Reasons You Need to Know the Difference between TIG and MIG Welding

Welding tools

Welding is the act of joining two metals together under extreme heat. While there are a few processes used to accomplish this, the two most popular are the TIG (tungsten inert gas) and MIG (metal inert gas). They both differ from each other in terms of how they are done, the field they are the most often applied in and even the different welding tools and equipment that they use.

The welding tools and equipment that you will need for the TIG method are as follows: a ground lead or clamp that is attached to the metal that will be welded, a non-consumable tungsten electrode that needs to be inserted into a TIG torch to produce the arc, and argon gas to shield the weld area from the air.
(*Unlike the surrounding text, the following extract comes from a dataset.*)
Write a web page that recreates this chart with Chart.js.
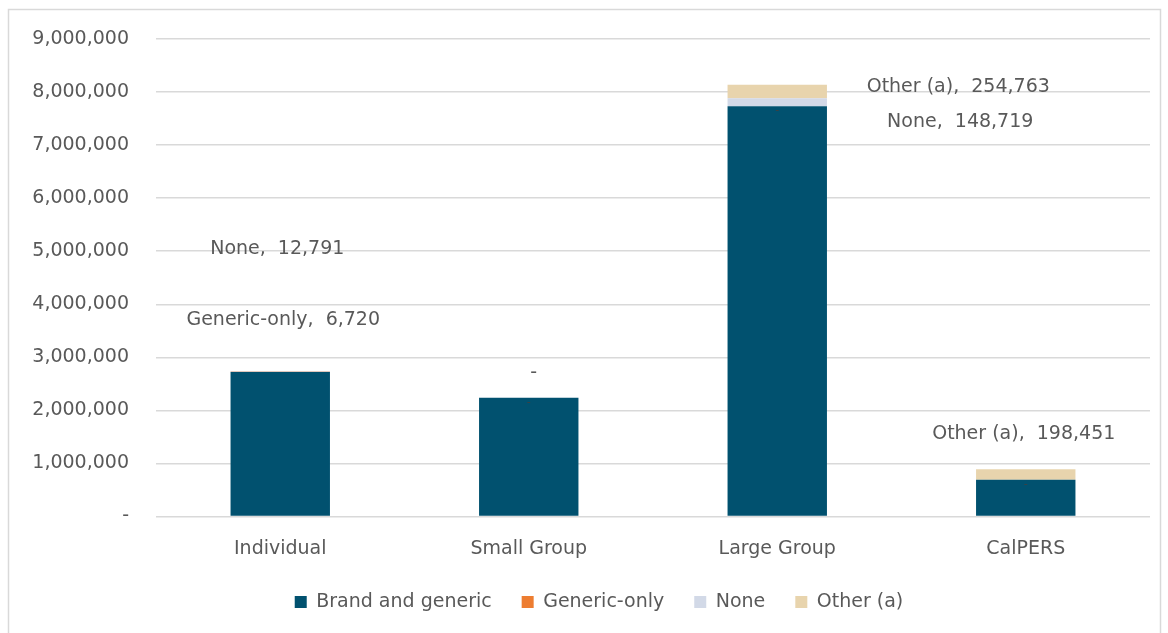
<!DOCTYPE html>
<html>
<head>
<meta charset="utf-8">
<script src="https://cdn.jsdelivr.net/npm/chart.js@4.4.0/dist/chart.umd.min.js"></script>
<style>
    html, body { margin: 0; padding: 0; background: #fff; }
    #wrap { position: relative; width: 1168px; height: 633px; }
</style>
</head>
<body>
<div id="wrap"><canvas id="chart"></canvas></div>
<script>

// DATA PART

var categories = ['Individual', 'Small Group', 'Large Group', 'CalPERS'];
var seriesNames = ['Brand and generic', 'Generic-only', 'None', 'Other (a)'];
var brandGeneric = [2722000, 2240000, 7733000, 692000];
var genericOnly = [6720, 0, 0, 0];
var noneCov = [12791, 0, 148719, 0];
var otherCov = [0, 0, 254763, 198451];
var yTicks = [0, 1000000, 2000000, 3000000, 4000000, 5000000, 6000000, 7000000, 8000000, 9000000];

// labels placed by hand in the original (series, category, value height, x shift)
var labelSeries = [2, 1, 2, 3, 2, 3];
var labelCategory = [0, 0, 1, 2, 2, 3];
var labelHeight = [5040000, 3700000, 2700000, 8090000, 7430000, 1550000];
var labelShift = [-3, 3, 5, 181, 183, -2];

// STYLE PART

var colors = ['#01516f', '#ed7d31', '#d2d9e7', '#e8d4ad'];
var textColor = '#595959';
var fontFamily = '"DejaVu Sans", sans-serif';

function fmt(v){
    if(v === 0){
        return '-';
    }
    return v.toLocaleString('en-US');
}

// PLUGINS PART

var framePlugin = {
    id: 'frame',
    beforeDraw: (chart) => {
        var ctx = chart.ctx;
        ctx.save();
        ctx.fillStyle = '#fff';
        ctx.fillRect(0, 0, chart.width, chart.height);
        ctx.strokeStyle = '#d9d9d9';
        ctx.lineWidth = 1.5;
        ctx.strokeRect(8.5, 9.5, 1152, 640);
        ctx.restore();
    }
};

// legend sits a bit right of the canvas centre in the original
var legendShift = {
    id: 'legendShift',
    afterLayout: (chart) => {
        chart.legend.left += 48;
    }
};

var labelPlugin = {
    id: 'labels',
    afterDatasetsDraw: (chart) => {
        var ctx = chart.ctx;
        var yScale = chart.scales.y;
        ctx.save();
        ctx.textAlign = 'center';
        ctx.textBaseline = 'middle';

        // tiny dashes for empty generic-only segments
        ctx.font = '11px ' + fontFamily;
        ctx.fillStyle = '#404040';
        var meta1 = chart.getDatasetMeta(1);
        genericOnly.forEach((v, i) => {
            if(v === 0){
                var el = meta1.data[i];
                ctx.fillText('-', el.x, el.y + 4);
            }
        });

        // hand placed labels
        ctx.font = '19px ' + fontFamily;
        ctx.fillStyle = textColor;
        labelSeries.forEach((s, k) => {
            var c = labelCategory[k];
            var val = chart.data.datasets[s].data[c];
            var bar = chart.getDatasetMeta(s).data[c];
            var txt = val === 0 ? '-' : seriesNames[s] + ',  ' + fmt(val);
            ctx.fillText(txt, bar.x + labelShift[k], yScale.getPixelForValue(labelHeight[k]));
        });
        ctx.restore();
    }
};

// CHART PART

var allSeries = [brandGeneric, genericOnly, noneCov, otherCov];
var datasets = [];
allSeries.forEach((d, i) => {
    datasets.push({
        label: seriesNames[i],
        data: d,
        backgroundColor: colors[i],
        borderWidth: 0,
        barPercentage: 0.4,
        categoryPercentage: 1.0
    });
});

var ctx = document.getElementById('chart').getContext('2d');
var myChart = new Chart(ctx, {
    type: 'bar',
    data: {
        labels: categories,
        datasets: datasets
    },
    options: {
        responsive: true,
        maintainAspectRatio: false,
        animation: false,
        layout: {
            padding: { left: 0, right: 18, top: 39, bottom: 11.5 }
        },
        plugins: {
            legend: {
                position: 'bottom',
                labels: {
                    boxWidth: 12,
                    boxHeight: 12,
                    padding: 30,
                    color: textColor,
                    font: { family: fontFamily, size: 19 }
                }
            },
            tooltip: { enabled: false }
        },
        scales: {
            x: {
                stacked: true,
                afterFit: (scale) => {
                    scale.height = 46;
                },
                grid: { display: false, drawTicks: false },
                border: { display: false },
                ticks: {
                    padding: 21,
                    color: textColor,
                    font: { family: fontFamily, size: 19 }
                }
            },
            y: {
                stacked: true,
                min: 0,
                max: 9000000,
                afterFit: (scale) => {
                    scale.width = 156;
                },
                afterBuildTicks: (scale) => {
                    scale.ticks = yTicks.map(v => ({ value: v }));
                },
                grid: { color: '#d9d9d9', lineWidth: 1.5, drawTicks: false },
                border: { display: false },
                ticks: {
                    padding: 27,
                    color: textColor,
                    font: { family: fontFamily, size: 19 },
                    callback: (v) => fmt(v)
                }
            }
        }
    },
    plugins: [framePlugin, legendShift, labelPlugin]
});

</script>
</body>
</html>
For the process itself, all you need to do is turn on the power supply and feed the argon gas through the TIG torch that is in one of your hands, while the other feeds the filler wire to the weld joint.

The MIG welding process also uses gas to shield the weld pool from potentially damaging atmospheric gases and a ground clamp that is attached to the metal you intend to work. Additionally, like the TIG one, the MIG method also uses an electric arc to make the weld. The difference is that the MIG torch has a different type of electrode that is consumable and needs to be continuously fed through and replaced when it runs out.

welding tools and equipment

Both the TIG and MIG methods have a number of additional welding tools and equipment that range from those that are essentials to a few less vital, but still very useful items. There are the different sized clamp and magnets designed to firmly keep the item in place, the different measuring tools, as well as the soapstone for making markings, and even precision tools like the MIG pliers and heavy duty chipping hammer.

Both processes have their advantages and disadvantages, but there really isn’t any way to determine which is better since they can both be ideal for certain situations. MIG is the easier one to learn, the equipment needed is usually cheaper and it can handle the thicker materials much better. On the other hand, the TIG method, while more difficult, can be used in tandem with a larger variety of metals and if mastered can result in a superior weld both in looks and quality.